The area could have been developed to be a tourist attraction all year round, Khalil said, adding that the current pattern of gated residential communities overlooking the Sea has deprived others from enjoying the beaches. “This has been beneficial to developers, but not to the government,” he said.

Khalil said it might have been preferable to model the area on coasts in other Mediterranean countries, where beaches are not enclosed except for those belonging to hotels. Most are open to all, and private residential areas are kept set back on the other side of a road.

He said that more hotel investment was needed in the area, as at present there are only five hotels in an area that extends over some 300 km. 

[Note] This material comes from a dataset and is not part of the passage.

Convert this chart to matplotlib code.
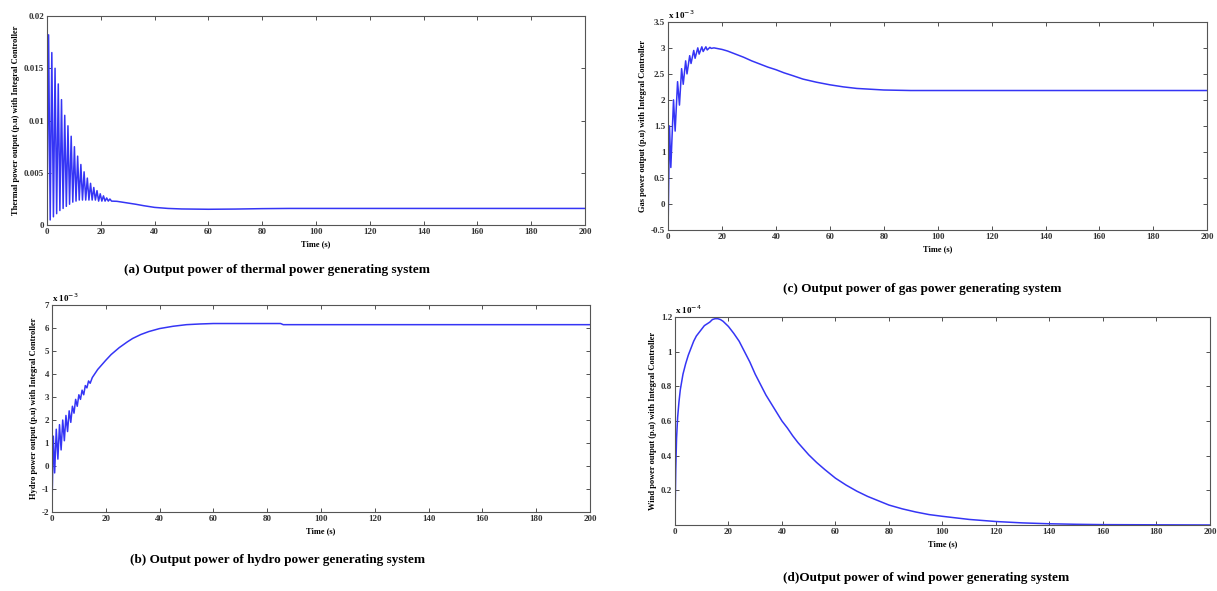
import matplotlib as mpl
mpl.use('Agg')
import matplotlib.pyplot as plt

plt.rcParams['font.family'] = ['Liberation Serif', 'DejaVu Serif']

# (a) thermal, p.u.
thermal_t = [0, 0.6, 1.2, 1.8, 2.4, 3.0, 3.6, 4.2, 4.8, 5.4, 6.0, 6.6, 7.2, 7.8, 8.4, 9.0,
             9.6, 10.2, 10.8, 11.4, 12.0, 12.6, 13.2, 13.8, 14.4, 15.0, 15.6, 16.2, 16.8,
             17.4, 18.0, 18.6, 19.2, 19.8, 20.4, 21.0, 21.6, 22.2, 22.8, 23.4, 24.0,
             26, 28, 30, 33, 36, 40, 45, 50, 60, 70, 80, 90, 100, 150, 200]
thermal_y = [0.0, 0.0182, 0.0005, 0.0165, 0.0008, 0.0150, 0.0011, 0.0135, 0.0014, 0.0120,
             0.0016, 0.0105, 0.0018, 0.0095, 0.0020, 0.0085, 0.0022, 0.0075, 0.0023, 0.0066,
             0.0024, 0.0058, 0.0024, 0.0051, 0.0024, 0.0045, 0.0024, 0.0040, 0.0024, 0.0036,
             0.0024, 0.0033, 0.0023, 0.0030, 0.0023, 0.0028, 0.0023, 0.0026, 0.0023, 0.0025,
             0.0023, 0.00228, 0.0022, 0.00212, 0.002, 0.00186, 0.0017, 0.0016, 0.00155,
             0.00152, 0.00154, 0.00158, 0.0016, 0.0016, 0.0016, 0.0016]

# (b) hydro, x 1e-3 p.u.
hydro_t = [0, 0.5, 1.0, 1.6, 2.2, 2.8, 3.4, 4.0, 4.6, 5.2, 5.8, 6.4, 7.0, 7.6, 8.2, 8.8,
           9.4, 10.0, 10.6, 11.2, 11.8, 12.4, 13.0, 13.6, 14.2, 15, 17, 20, 22, 25, 28,
           30, 33, 36, 40, 45, 50, 55, 60, 85, 86, 100, 200]
hydro_y = [-1.8, 1.3, -0.3, 1.6, 0.3, 1.8, 0.7, 2.0, 1.1, 2.2, 1.5, 2.4, 1.9, 2.6, 2.3, 2.9,
           2.6, 3.1, 2.9, 3.3, 3.1, 3.5, 3.4, 3.7, 3.6, 3.85, 4.2, 4.6, 4.85, 5.15, 5.4,
           5.55, 5.72, 5.85, 5.98, 6.08, 6.15, 6.18, 6.2, 6.2, 6.15, 6.15, 6.15]

# (c) gas, x 1e-3 p.u.
gas_t = [0, 0.5, 1.0, 2.0, 2.6, 3.5, 4.2, 5.0, 5.6, 6.5, 7.0, 8.0, 8.5, 9.5, 10.0, 11.0,
         11.5, 12.5, 13.0, 14.0, 14.5, 15.5, 16.0, 17, 18, 20, 22, 25, 28, 31, 34, 37, 40,
         43, 46, 50, 55, 60, 65, 70, 80, 90, 200]
gas_y = [-0.4, 1.5, 0.7, 2.0, 1.4, 2.35, 1.9, 2.6, 2.3, 2.75, 2.5, 2.85, 2.7, 2.95, 2.8, 3.0,
         2.88, 3.02, 2.93, 3.02, 2.96, 3.01, 2.99, 3.0, 2.99, 2.97, 2.94, 2.88, 2.82, 2.75,
         2.69, 2.63, 2.58, 2.52, 2.47, 2.4, 2.34, 2.29, 2.25, 2.22, 2.19, 2.18, 2.18]

# (d) wind, x 1e-4 p.u.
wind_t = [0, 0.1, 0.3, 0.6, 1, 1.5, 2, 3, 4, 5, 6, 7, 8, 9, 10, 11, 12, 13, 14, 15, 16,
          17, 18, 19, 20, 22, 24, 26, 28, 30, 32, 34, 36, 38, 40, 42, 44, 46, 48, 50, 53,
          56, 60, 64, 68, 72, 76, 80, 85, 90, 95, 100, 110, 120, 130, 140, 150, 160, 180, 200]
wind_y = [0, 0.12, 0.32, 0.5, 0.62, 0.71, 0.78, 0.87, 0.93, 0.98, 1.02, 1.06, 1.09, 1.11,
          1.13, 1.15, 1.16, 1.17, 1.185, 1.19, 1.19, 1.185, 1.175, 1.16, 1.145, 1.105, 1.06,
          1.0, 0.94, 0.87, 0.81, 0.75, 0.7, 0.65, 0.6, 0.56, 0.515, 0.475, 0.44, 0.405,
          0.36, 0.32, 0.27, 0.23, 0.195, 0.165, 0.14, 0.115, 0.093, 0.075, 0.06, 0.05,
          0.032, 0.02, 0.012, 0.007, 0.004, 0.002, 0.001, 0.0]

xticks = [0, 20, 40, 60, 80, 100, 120, 140, 160, 180, 200]
col = '#3535f5'

fig = plt.figure(figsize=(12.17, 5.91), dpi=100)


def panel(rect, t, y, ylim, yticks, yticklabels, ylabel, expo, caption, cap_xy):
    ax = fig.add_axes(rect)
    ax.plot(t, y, color=col, lw=1.1)
    ax.set_xlim(0, 200)
    ax.set_ylim(*ylim)
    ax.set_xticks(xticks)
    ax.set_yticks(yticks)
    ax.set_yticklabels(yticklabels)
    ax.tick_params(direction='in', length=3, width=0.6, labelsize=6.5, pad=2,
                   top=True, right=True, colors='#333333')
    for lab in ax.get_xticklabels() + ax.get_yticklabels():
        lab.set_fontweight('bold')
    for s in ax.spines.values():
        s.set_linewidth(0.8)
        s.set_color('#555555')
    ax.set_xlabel('Time (s)', fontsize=6, fontweight='bold', labelpad=3)
    ax.set_ylabel(ylabel, fontsize=6, fontweight='bold', labelpad=3)
    if expo:
        ax.text(0.0, 1.005, expo, transform=ax.transAxes, fontsize=6.5,
                fontweight='bold', ha='left', va='bottom')
    fig.text(cap_xy[0], cap_xy[1], caption, fontsize=9.5, fontweight='bold',
             ha='center', va='center')
    return ax


panel([0.0386, 0.619, 0.442, 0.354], thermal_t, thermal_y, (0, 0.02),
      [0, 0.005, 0.01, 0.015, 0.02], ['0', '0.005', '0.01', '0.015', '0.02'],
      'Thermal power output (p.u) with Integral Controller', None,
      '(a) Output power of thermal power generating system', (0.228, 0.543))

panel([0.0427, 0.1337, 0.442, 0.350], hydro_t, hydro_y, (-2, 7),
      list(range(-2, 8)), [str(v) for v in range(-2, 8)],
      'Hydro power output (p.u) with Integral Controller', r'x 10$^{-3}$',
      '(b) Output power of hydro power generating system', (0.228, 0.0525))

panel([0.549, 0.611, 0.443, 0.352], gas_t, gas_y, (-0.5, 3.5),
      [-0.5, 0, 0.5, 1, 1.5, 2, 2.5, 3, 3.5],
      ['-0.5', '0', '0.5', '1', '1.5', '2', '2.5', '3', '3.5'],
      'Gas power output (p.u) with Integral Controller', r'x 10$^{-3}$',
      '(c) Output power of gas power generating system', (0.758, 0.511))

panel([0.5546, 0.1117, 0.4396, 0.352], wind_t, wind_y, (0, 1.2),
      [0.2, 0.4, 0.6, 0.8, 1.0, 1.2], ['0.2', '0.4', '0.6', '0.8', '1', '1.2'],
      'Wind power output (p.u) with Integral Controller', r'x 10$^{-4}$',
      '(d)Output power of wind power generating system', (0.761, 0.022))

fig.savefig('out.png', dpi=100)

  Omar Eltahry, Senior Consultant with Colliers International MENA a global real estate services company agrees. For the area to achieve an international touristic destination status, he told Al-Ahram Weekly, a road map must be in place to ensure core tourism facilities are in place and capable of hosting and preserving its visitors. Such facilities could include a “souk-like retail development towards the southern fringe of Marsa Matrouh road, organised desert excursions and wide facilities of water sports which may stretch the destination’s peak seasons,” he suggested. In addition to this, Eltahry said, the government will be required to make hotel investment in the area more appealing by providing prime land plots to potential investors on a long term lease structure.

  “It is not too late. What is left of the coast could still be developed differently,” Khalil of IRS concluded.